Killer's gun arsenal highlights challenges facing police in tracking weapons
No one can say how many guns are in Saskatchewan, or who owns them
RCMP suspected that John Strang had killed his wife and was likely armed when they pulled him over on a road near North Battleford, Sask., in August 2015.
They were right on both counts.
Strang had shot his wife, Lisa, twice with a .357 Magnum at their home in McLean, Sask., about 40 kilometres east of Regina.
But officers had no idea about the arsenal in Strang's Jeep until they had him in handcuffs. Strang was on the run with three handguns, two rifles, a 12-gauge shotgun and more than a thousand rounds of ammunition.
That police only learned they were stopping a heavily-armed murder suspect after they discovered his cache of firearms speaks to the state of guns and policing in 2017.
Legal vs. illegal guns
The RCMP is the top of the firearm food chain in Canada.
It runs the Canadian Firearms Program and administers the Firearms Act. The RCMP regulates firearm licensing and registration across the country.
To legally buy a firearm in Canada, you need a Possession and Acquisition Licence. But those licences don't list how many firearms a person possesses.
Dig through the Commissioner of Firearms annual reports and at least a partial picture of what's going on with guns emerges. It reveals how many licences are issued to buy guns, how many illegal guns are seized, and how police trace the history of a gun.
It may seem counterintuitive, but digging deeper it becomes clear the RCMP knows more about illegal guns than legal firearms.
It can say, for instance, how many firearms were reported stolen in Saskatchewan in 2015 (455) or how many prohibited firearms were seized across Canada in 2016 (1,760).
But it cannot say how many legal guns are in Saskatchewan or who owns them.
Going in blind
This double-barrelled blind spot creates real and dangerous issues for police.
On Aug. 22, 2014, Saskatoon police were called to a house on Coppermine Crescent. It was a typical call involving a possible assault.
Luckily for officers, they were alerted on the way by the complainant that the suspect was armed. They arrived just as the man opened fire on the neighbourhood.
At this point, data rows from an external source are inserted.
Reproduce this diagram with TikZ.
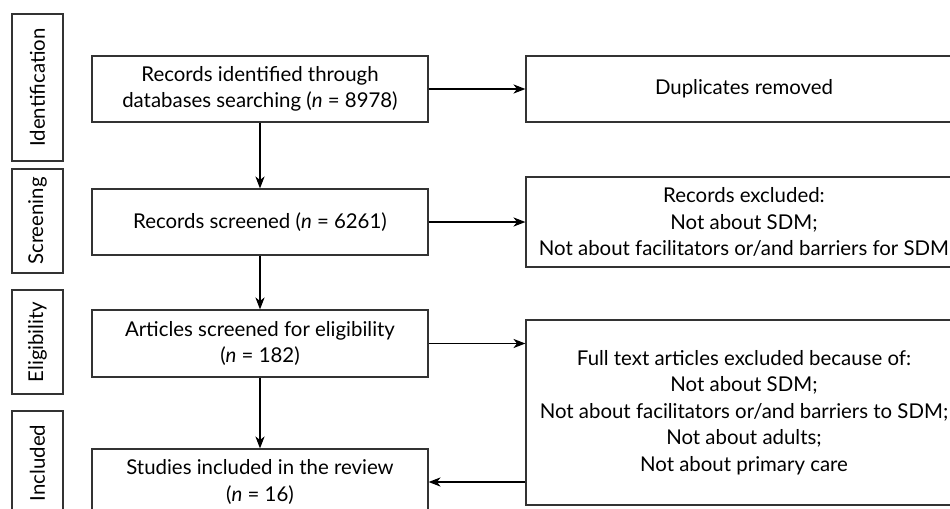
\documentclass[tikz,border=0pt]{standalone}
\usepackage{fontspec}
\setmainfont{Lato}
\usetikzlibrary{arrows.meta}

\begin{document}
\begin{tikzpicture}[x=0.5pt,y=-0.5pt,
  box/.style={draw=black!80,line width=0.6pt,align=center,inner sep=0pt,font=\fontsize{10.2}{13.25}\selectfont},
  stage/.style={box,rotate=90,minimum width=52pt,minimum height=25.5pt},
  arr/.style={-{Stealth[length=6pt,width=4.6pt,inset=1.8pt]},line width=0.6pt}]
  \useasboundingbox (0,0) rectangle (950,509);
  \clip (0,0) rectangle (950,509);
  % stages
  \node[stage,minimum width=73.5pt] (ident) at (37.5,87.5) {Identification};
  \node[stage] (screen) at (37.5,221) {Screening};
  \node[stage] (elig) at (37.5,342) {Eligibility};
  \node[stage] (incl) at (37.5,463) {Included};
  % main column
  \node[box,minimum width=168pt,minimum height=33pt] (rec) at (260,89) {Records identified through\\databases searching (\textit{n} = 8978)};
  \node[box,minimum width=168pt,minimum height=33pt] (scr) at (260,222) {Records screened (\textit{n} = 6261)};
  \node[box,minimum width=168pt,minimum height=33.5pt] (art) at (260,343.5) {Articles screened for eligibility\\(\textit{n} = 182)};
  \node[box,minimum width=168pt,minimum height=33pt] (stu) at (260,482) {Studies included in the review\\(\textit{n} = 16)};
  % exclusions
  \node[box,minimum width=218pt,minimum height=33pt] (dup) at (744,89) {Duplicates removed};
  \node[box,minimum width=218pt,minimum height=45pt] (exc) at (744,222) {Records excluded:\\Not about SDM;\\Not about facilitators or/and barriers for SDM};
  \node[box,minimum width=218pt,minimum height=92.5pt] (full) at (744,412.5) {Full text articles excluded because of:\\Not about SDM;\\Not about facilitators or/and barriers to SDM;\\Not about adults;\\Not about primary care};
  % arrows
  \draw[arr] (rec) -- (scr);
  \draw[arr] (scr) -- (art);
  \draw[arr] (art) -- (stu);
  \draw[arr] (rec) -- (dup);
  \draw[arr] (scr) -- (exc);
  \draw[arr] (art.east) -- (art.east -| full.west);
  \draw[arr] (full.west |- stu.east) -- (stu.east);
\end{tikzpicture}
\end{document}
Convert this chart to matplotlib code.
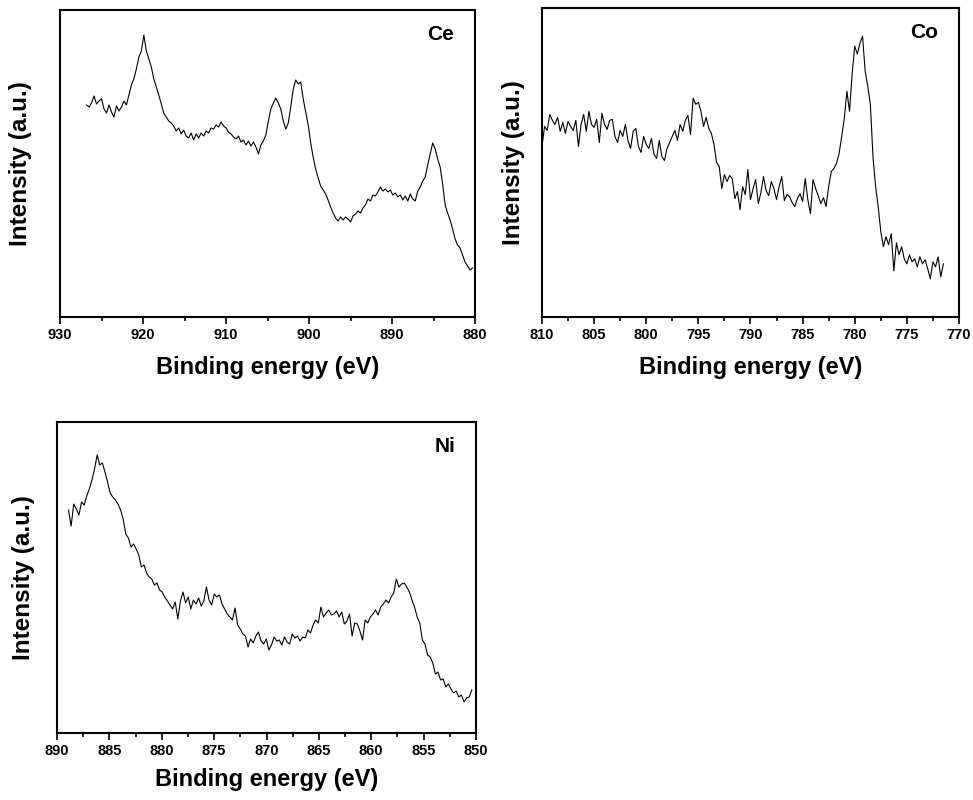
import numpy as np
import matplotlib.pyplot as plt
from matplotlib.ticker import MultipleLocator

plt.rcParams['font.family'] = ['Liberation Sans', 'DejaVu Sans']
plt.rcParams['font.weight'] = 'bold'

# Ce 3d spectrum (926.8 -> 880.3 eV)
ce_y = [212, 210, 214, 221, 213, 216, 218, 208, 204, 212, 205, 200, 211, 206, 210, 216,
        212, 222, 232, 238, 248, 260, 266, 282, 266, 258, 250, 238, 230, 222, 213, 204,
        200, 196, 194, 191, 186, 189, 183, 187, 181, 179, 184, 177, 183, 179, 184, 181,
        186, 184, 189, 188, 192, 190, 195, 191, 189, 185, 183, 180, 178, 181, 175, 177,
        172, 176, 171, 175, 170, 163, 172, 176, 182, 196, 208, 214, 219, 214, 208, 196,
        188, 194, 210, 228, 237, 233, 235, 218, 205, 192, 174, 160, 148, 139, 131, 127,
        123, 117, 110, 104, 99, 96, 100, 97, 100, 98, 95, 101, 103, 106, 104, 109,
        112, 118, 116, 122, 121, 125, 130, 126, 128, 125, 127, 122, 124, 120, 122, 117,
        121, 116, 123, 118, 116, 126, 130, 136, 140, 152, 163, 174, 168, 158, 150, 133,
        112, 104, 97, 88, 78, 72, 69, 62, 55, 51, 47, 49]
ce_x = np.linspace(926.8, 880.3, len(ce_y))

# Co 2p spectrum (810.0 -> 771.5 eV)
co_y = [170, 190, 186, 202, 196, 192, 199, 185, 194, 183, 195, 190, 186, 196, 170, 192,
        202, 185, 205, 192, 189, 197, 174, 203, 192, 187, 196, 197, 180, 174, 186, 180,
        192, 176, 168, 185, 188, 170, 164, 180, 172, 168, 178, 162, 158, 176, 160, 156,
        168, 174, 180, 186, 176, 192, 185, 196, 201, 182, 218, 212, 214, 205, 190, 199,
        188, 183, 172, 154, 150, 128, 142, 135, 141, 138, 118, 125, 107, 130, 122, 147,
        117, 128, 137, 113, 124, 140, 126, 121, 135, 128, 117, 130, 140, 116, 122, 120,
        114, 110, 118, 123, 115, 138, 117, 103, 137, 128, 121, 113, 119, 110, 130, 145,
        148, 153, 163, 180, 198, 225, 205, 242, 270, 262, 273, 280, 245, 230, 212, 160,
        130, 110, 85, 70, 80, 72, 83, 46, 74, 62, 70, 58, 53, 62, 55, 58,
        50, 60, 53, 57, 48, 38, 55, 50, 60, 40, 53]
co_x = np.linspace(810.0, 771.5, len(co_y))

# Ni 2p spectrum (888.9 -> 850.4 eV)
ni_y = [223, 207, 229, 224, 218, 231, 228, 237, 244, 253, 264, 278, 268, 270, 261, 251,
        240, 236, 233, 229, 223, 214, 199, 195, 186, 189, 184, 178, 166, 168, 160, 156,
        154, 148, 150, 143, 141, 136, 132, 128, 124, 131, 114, 132, 141, 130, 136, 124,
        133, 129, 135, 127, 132, 146, 133, 128, 139, 136, 138, 129, 124, 119, 116, 113,
        125, 108, 104, 99, 97, 86, 94, 90, 97, 101, 92, 89, 94, 83, 88, 96,
        92, 93, 88, 96, 91, 89, 99, 95, 97, 92, 96, 95, 103, 100, 108, 113,
        110, 126, 116, 120, 123, 118, 119, 122, 116, 121, 109, 112, 119, 97, 110, 109,
        102, 93, 113, 110, 116, 119, 123, 118, 126, 129, 133, 130, 136, 140, 154, 146,
        149, 150, 146, 141, 133, 126, 116, 110, 93, 89, 78, 76, 70, 59, 61, 53,
        54, 46, 49, 44, 40, 42, 36, 38, 31, 35, 36, 43]
ni_x = np.linspace(888.9, 850.4, len(ni_y))

panels = [
    (ce_x, ce_y, 'Ce', (930, 880), 10, 307, [0.0617, 0.60375, 0.4265, 0.38375], 20, 10),
    (co_x, co_y, 'Co', (810, 770), 5, 308, [0.557, 0.60375, 0.4286, 0.38625], 12, 10),
    (ni_x, ni_y, 'Ni', (890, 850), 5, 311, [0.0586, 0.08375, 0.4306, 0.38875], 16, 7),
]

fig = plt.figure(figsize=(9.73, 8), dpi=100)
for x, y, name, xlim, step, ytop, pos, ypad, xpad in panels:
    ax = fig.add_axes(pos)
    ax.plot(x, y, color='black', lw=0.8)
    ax.set_xlim(*xlim)
    ax.set_ylim(0, ytop)
    ax.xaxis.set_major_locator(MultipleLocator(step))
    ax.xaxis.set_minor_locator(MultipleLocator(step / 2))
    ax.set_yticks([])
    ax.tick_params(axis='x', which='major', direction='out', length=5, width=1.2,
                   labelsize=10.5, pad=3)
    ax.tick_params(axis='x', which='minor', direction='out', length=3, width=1.2)
    for lbl in ax.get_xticklabels():
        lbl.set_fontweight('bold')
    for sp in ax.spines.values():
        sp.set_linewidth(1.5)
    ax.set_xlabel('Binding energy (eV)', fontsize=17, fontweight='bold', labelpad=xpad)
    ax.set_ylabel('Intensity (a.u.)', fontsize=17.5, fontweight='bold', labelpad=ypad)
    ax.text(0.95, 0.92, name, transform=ax.transAxes, ha='right', va='center',
            fontsize=15, fontweight='bold')

fig.savefig('out.png', dpi=100)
You really don't know who may be in possession of a firearm in our city.- Sgt. Ken Kane, Saskatoon Police Service
The situation was resolved after a lengthy standoff.
Sgt. Ken Kane was one of the officers dodging bullets that day.
"The call for service luckily in that one, the complainant had told us he was armed. And just as we were arriving he began to fire, so in that case we were fortunate enough to have that information prior to arrival.
"But if that hadn't happened and he was in the house armed — and no one had told us — then we wouldn't know, because he wasn't in any kind of database to indicate he would have or had access to firearms."
New rules coming?
There was a national long-gun registry designed to track legal rifles and shotguns, which was dismantled in 2012 after a bitter political fight. The records were destroyed.
The current Liberal government under Prime Minister Justin Trudeau is looking at gun control legislation, but the proposed laws would only require every new gun made in Canada be engraved with the year and "Canada."
It sheds no light on how many guns are out there or who has them.
The government announced in May it's deferring the regulations, which were slated to come into force June 1, until the beginning of December 2018.